Noah Spence to Eastern Kentucky

Former Ohio State Buckeyes defensive end Noah Spence is transferring to Eastern Kentucky, a Football Championship Subdivision program, his father told ESPN.com on Monday night.

Spence played for Ohio State in 2012 and 2013 before being suspended and eventually declared ineligible after failing two drug tests. He was initially suspended for the 2014 Orange Bowl and the first two games of the 2014 season after testing positive for ecstasy last December.

A second positive test late this summer caused the Big Ten to indefinitely suspend Spence and eventually deny his appeal for reinstatement in November.

Spence's father, Greg, said Noah considered several FCS transfer destinations but settled on Eastern Kentucky.

"It's a great institution that has a wonderful family atmosphere, which he was used to from being at Ohio State," Greg Spence said. "Coach [Dean] Hood and his coaching staff are wonderful gentlemen that take care of the student-athlete as a whole person, on the field and off. Something Noah really needed as a continuum from what Coach [Urban] Meyer has been doing.

"He's extremely excited to play football again as well as grateful for another opportunity."
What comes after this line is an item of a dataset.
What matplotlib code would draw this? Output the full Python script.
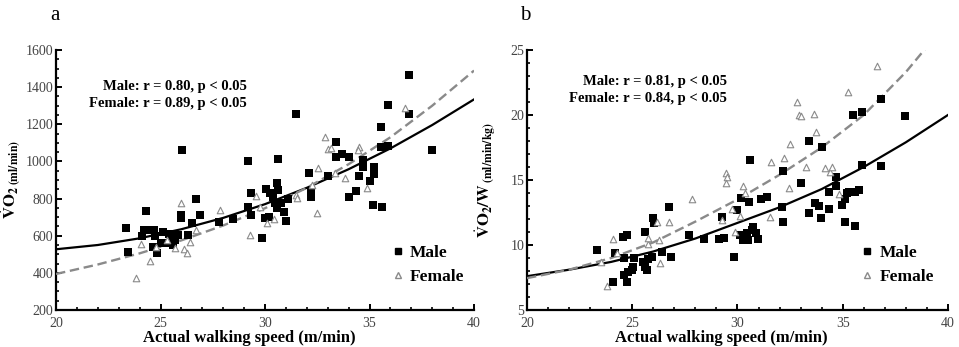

SI.com earlier reported Spence's transfer decision.

Noah Spence, a former five-star recruit, recorded eight sacks and 14.5 tackles for loss in 2013, earning first-team All-Big Ten honors. He explored entering the NFL draft and had been projected as a third- to fifth-round draft pick. But he opted for another year in college. Noah is on track to graduate in December.

"Noah needed another year of growth and maturity, especially regarding decision-making," Greg Spence said, "so he could have a long, sustained career at the next level."

Greg Spence said his son has sought help with his past issues.

"He continues to be open and receptive to all of the guidance that has been provided professionally and non-professionally in regards to those areas of concern," Greg Spence said.

Greg Spence thanked Meyer and the Ohio State coaches for their support and for keeping Noah involved with the team during its run to a national championship.

"They continue to stay in his corner," Greg Spence said.